キム・ギドク監督、最も危険な状態にある韓国に渾身のメッセージを込めた新作
第17回東京フィルメックスでキム・ギドク監督の『The NET 網に囚われた男』がオープニング作品として上映された。上映後のQ&Aに登壇したギドク監督は「憂鬱な映画を観せてしまい申し訳なく思っている」という言葉に続き、「しかしこれが現在の韓国の現実なのです」と言及し「この映画の漁師のように、疑いのある人物がいた場合、網にかかった魚のように残酷に南北双方から扱われてしまうというケースがあるのです」と語った。
本作は、ボートの事故で意に反して国境を越えてしまった北朝鮮の漁師が、南北双方の体制に翻弄される姿を描いている。

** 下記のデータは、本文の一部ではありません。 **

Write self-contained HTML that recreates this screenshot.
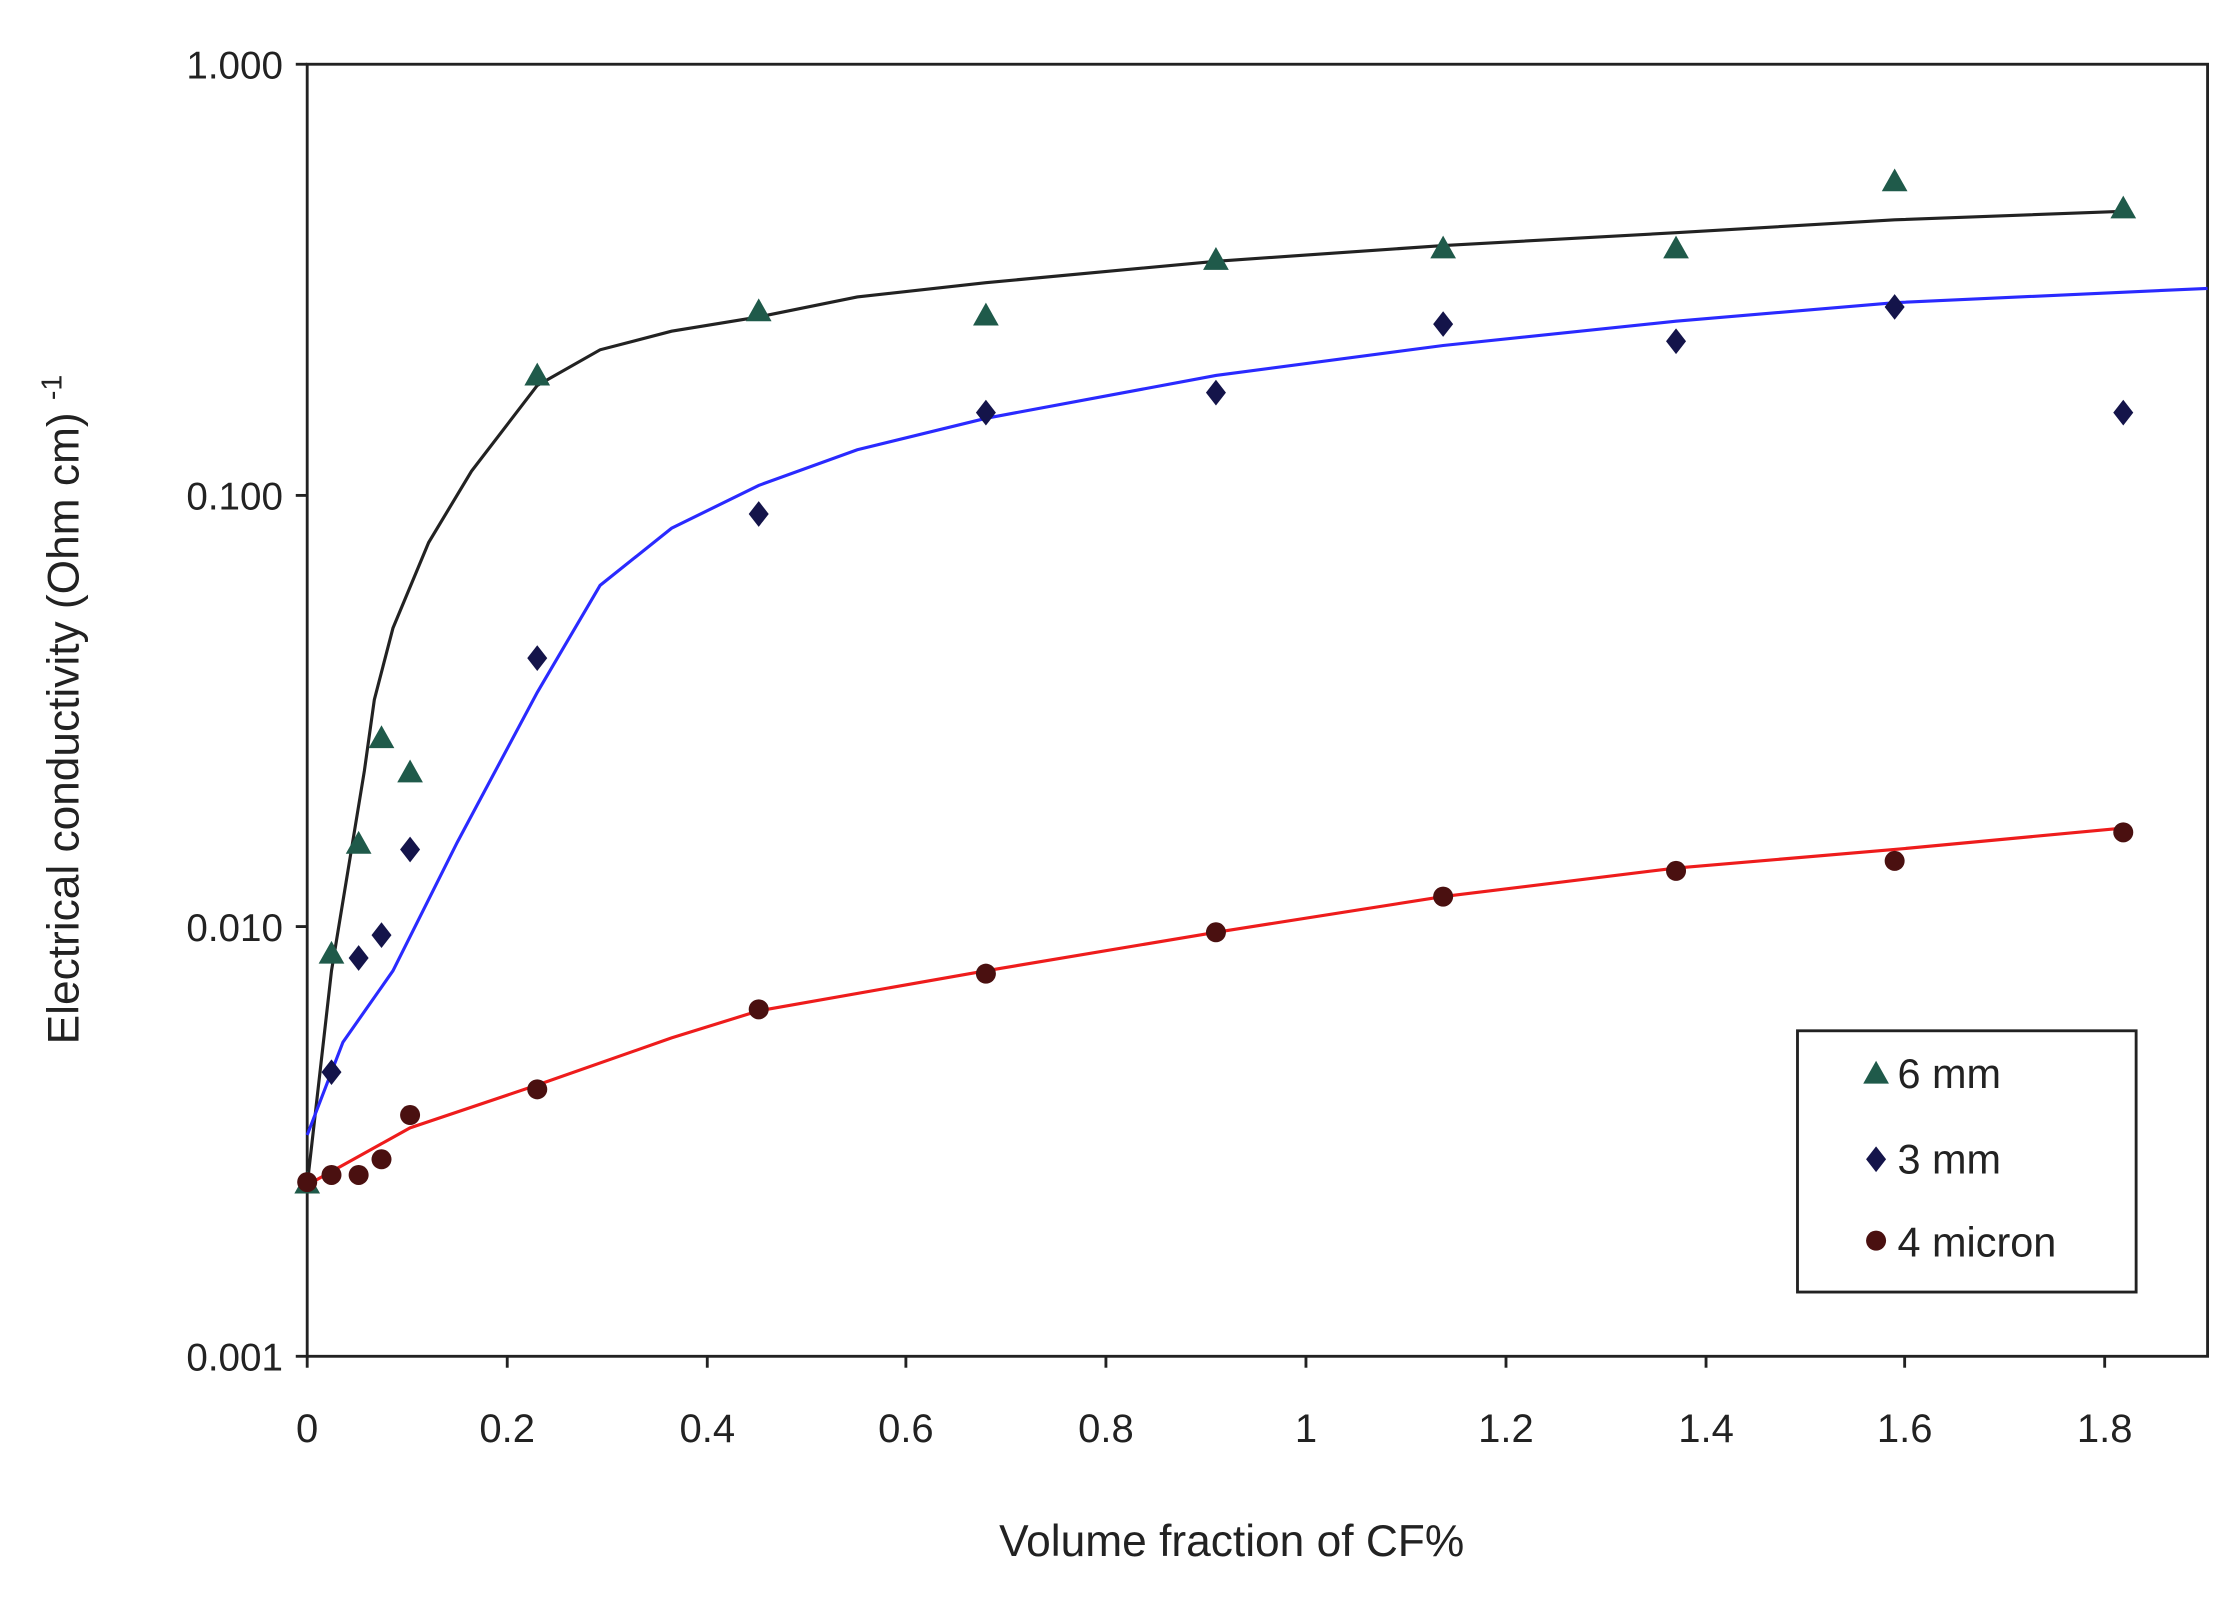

本作を監督した理由について「今、韓国はどの時代よりも緊張関係が高まって危険な状態にあると感じ監督した」と答え、南北分断をテーマした『プンサンケ』や『レッド・ファミリー』は製作と脚本のみだったが、今回は本格的にシリアスにアプローチしたかったと明かした。
さらに映画を作る目的は「人類の安全を伝えたいから」と述べ、「残忍なシーンや悲しいシーンを通して、人間はより安全に生活できるようになるべきだというメッセージを伝えたい」と続け、本作では朝鮮半島やアジアの安全を伝えたい思いがあったと語った。
音楽については「まずは編集した映像を見て、音楽がなくても映画の持つ真実が伝わることが大切だ」とし、音楽がつくことで観客により真実が伝わるのはよいことだと答えた。
また、漁師を演じたリュ・スンボムの出演経緯については「今は俳優をやっておらずヨーロッパに住んでいる彼が、イ・チャンドン監督と私の作品なら出演してもいいと言っていると人から聞き出演をお願いした」とのこと。すばらしい演技は映画を観ての通りだが、ただひとつ残念だったこととして「北朝鮮に戻るシーンで実際の事例通り全裸になる設定をしていたが、彼の身体にタトゥーがあったため実現できなかった」と撮影秘話を語った。(取材・文:芳井塔子)
第17回東京フィルメックスは11月27日まで開催。映画『The NET 網に囚われた男』は2017年1月7日より新宿シネマカリテほか公開。